For some of our Summer Tour audience members, this is their first experience with live, classical music. What would you say to someone who has never been to a classical music performance before?
I would take it out a step further and say: if you have heard classical music before or if you’ve never heard classical music, these are programs that you won’t want to miss, because the orchestra has a remarkable sense of power and expression. They bring an intense energy to the stage that one will hear and never be able to forget.
You are responsible for programming the actual pieces that we will hear this summer. What is that process like?
In putting together a program, some conductors will say that is it like putting a great meal together, where you want to have a balanced course from every area. We have the Star Spangled Banner, John Philip Sousa, and these great pieces by immigrant composers.
I think of it slightly differently, which is not just the consumption of the music as a listener. You want to put composers next to each other like guests at a dinner table. Each has something interesting to say to the other about this same period of time and life: in this circumstance, the experience of coming to America.
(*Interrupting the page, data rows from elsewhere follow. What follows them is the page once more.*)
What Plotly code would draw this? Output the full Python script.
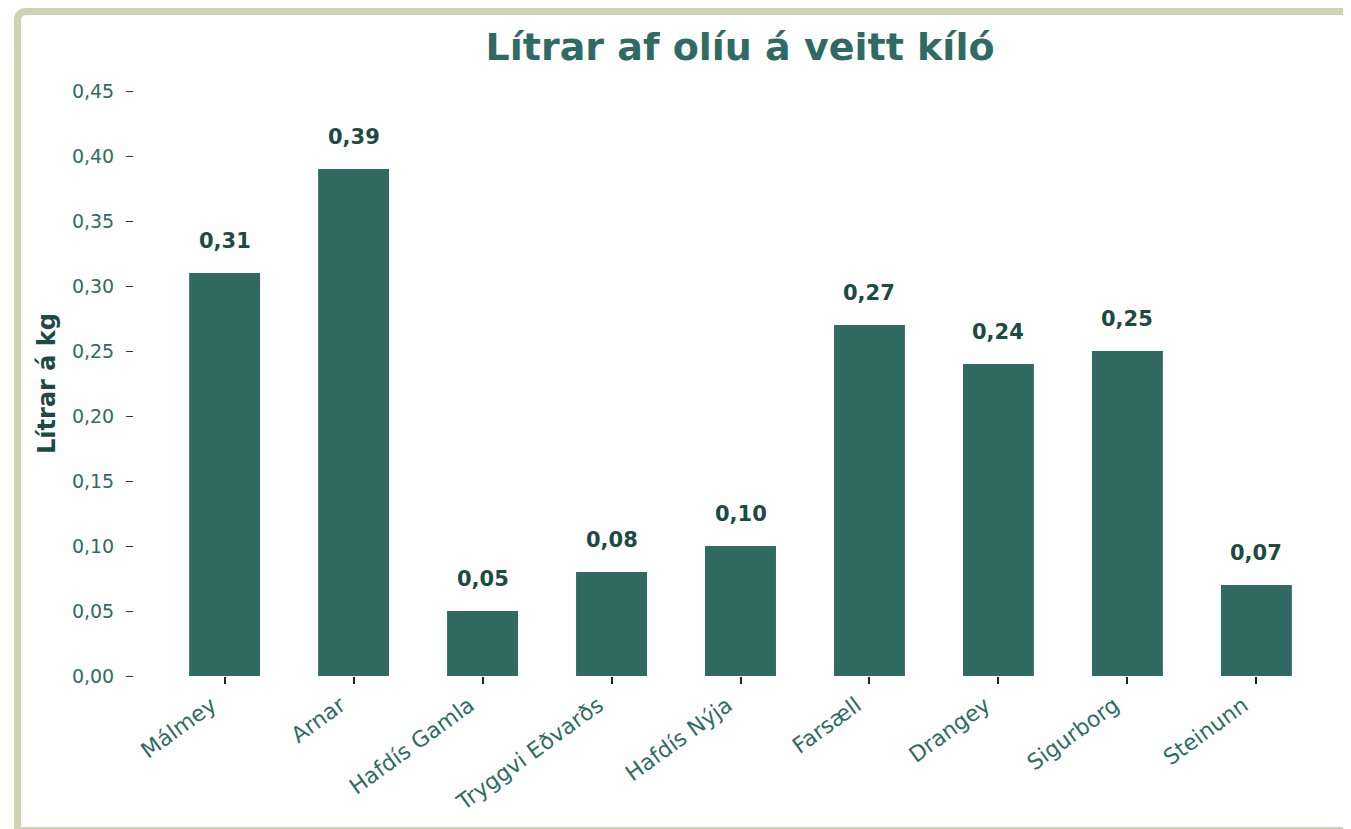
import plotly.graph_objects as go

# data
skip = ["Málmey", "Arnar", "Hafdís Gamla", "Tryggvi Eðvarðs", "Hafdís Nýja",
        "Farsæll", "Drangey", "Sigurborg", "Steinunn"]
litrar_kg = [0.31, 0.39, 0.05, 0.08, 0.10, 0.27, 0.24, 0.25, 0.07]
yticks = [0.00, 0.05, 0.10, 0.15, 0.20, 0.25, 0.30, 0.35, 0.40, 0.45]

# page has an 8px body margin, so figure coords = page coords - 8
W, H = 1351, 829
L, R, T, B = 126, 12, 83, 161
pw, ph = W - L - R, H - T - B

bar_col = "#306a62"
txt_col = "#2f6b62"
dark_col = "#1e4a44"
frame_col = "#d1d1b3"


def px(x):
    return (x - L) / pw


def py(y):
    return (H - B - y) / ph


fig = go.Figure(go.Bar(
    x=list(range(len(skip))), y=litrar_kg,
    width=0.55, marker=dict(color=bar_col, line=dict(width=0)),
))

for i, v in enumerate(litrar_kg):
    fig.add_annotation(x=i, y=v, text="<b>" + f"{v:.2f}".replace(".", ",") + "</b>",
                       showarrow=False, yshift=32, yanchor="middle",
                       font=dict(size=21, color=dark_col, family="DejaVu Sans"),
                       )

# frame round the figure (left + top with rounded corner, bottom edge)
r = 9
fx, fy = 9.5, 3.5
path = (f"M {px(fx)},{py(H + 5)} L {px(fx)},{py(fy + r)} "
        f"Q {px(fx)},{py(fy)} {px(fx + r)},{py(fy)} L {px(W + 10)},{py(fy)}")
fig.add_shape(type="path", path=path, xref="paper", yref="paper",
              line=dict(color=frame_col, width=7), layer="above")
fig.add_shape(type="line", xref="paper", yref="paper",
              x0=px(fx), x1=px(W + 10), y0=py(820), y1=py(820),
              line=dict(color=frame_col, width=2), layer="above")

fig.update_layout(
    width=W, height=H,
    margin=dict(l=L, r=R, t=T, b=B),
    paper_bgcolor="white", plot_bgcolor="white",
    separators=",.",
    showlegend=False,
    font=dict(family="DejaVu Sans", color=txt_col),
    title=dict(text="<b>Lítrar af olíu á veitt kíló</b>", x=732 / W, xanchor="center",
               y=1 - 39 / H, yanchor="middle",
               font=dict(size=38, color=txt_col, family="DejaVu Sans")),
    xaxis=dict(
        tickmode="array", tickvals=list(range(len(skip))), ticktext=skip,
        range=[-0.7025, 8.7025], tickangle=-36,
        ticks="outside", ticklen=7, tickwidth=1.5, tickcolor="#222",
        ticklabelshift=-13,
        tickfont=dict(size=22, color=txt_col),
        showgrid=False, zeroline=False, showline=False,
    ),
    yaxis=dict(
        range=[0, 0.45], tickmode="array", tickvals=yticks, tickformat=".2f",
        ticks="outside", ticklen=7, tickwidth=1.2, tickcolor="#333",
        ticklabelstandoff=8,
        tickfont=dict(size=19, color=txt_col),
        showgrid=False, zeroline=False, showline=False,
        title=dict(text="<b>Lítrar á kg</b>", standoff=9,
                   font=dict(size=24, color=dark_col)),
    ),
)

fig.write_html("out.html")
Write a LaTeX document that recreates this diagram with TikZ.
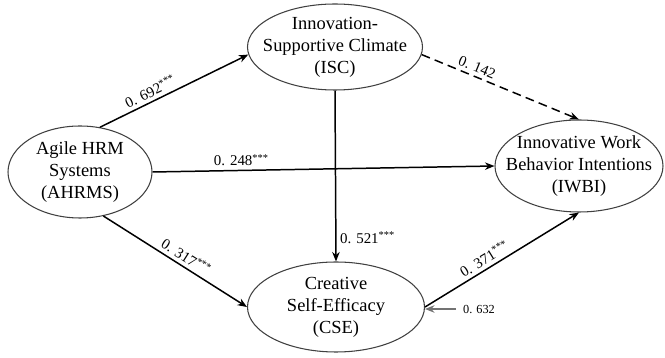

Favorite piece on the program: impossible to ask but pick one.
At this moment I am most excited about the world premiere of Speak by Syrian composer Kinan Abou-afach.
Tell us about this piece.
Speak was originally written for a small chamber group of Syrian instruments and western instruments. This is the premiere of the orchestral version that the composer arranged for us.
It starts with an improvisatory, atmospheric feeling, with these great Syrian and Middle Eastern harmonies and melodies that then erupt into a force of driving energy. It is like an enormous dance for the next four minutes. The energy doesn’t let up, and you feel completely propelled by the power of the piece.
Why did he call it Speak?
In our correspondence, Kinan said: “At this point in history, it is really important that not only do we listen but people whose voices need to be heard have the opportunity to speak.”
If you were picnicking at tonight’s concert, what dish would you bring?
For this concert, I would not forget the pasta salad…because out of many ingredients comes one great salad.
What are you most looking forward to for your first trip to Vermont?
When I think about Vermont, I think about natural beauty. I think about the beautiful, rustic elements of the great parks; these amazing forests, and how that translates into the honesty of the people. That kind of forward thinking, yet quite grounded in our nation’s natural resources, is a remarkable blend. I can’t wait to get there.
What is one thing that you want to eat?
Local cheddar cheese!
Very good, we would have also accepted maple syrup or Trapp Lager.
Those too! I love IPA – double or triple if you have it. For maple syrup…my son loves to paint with it!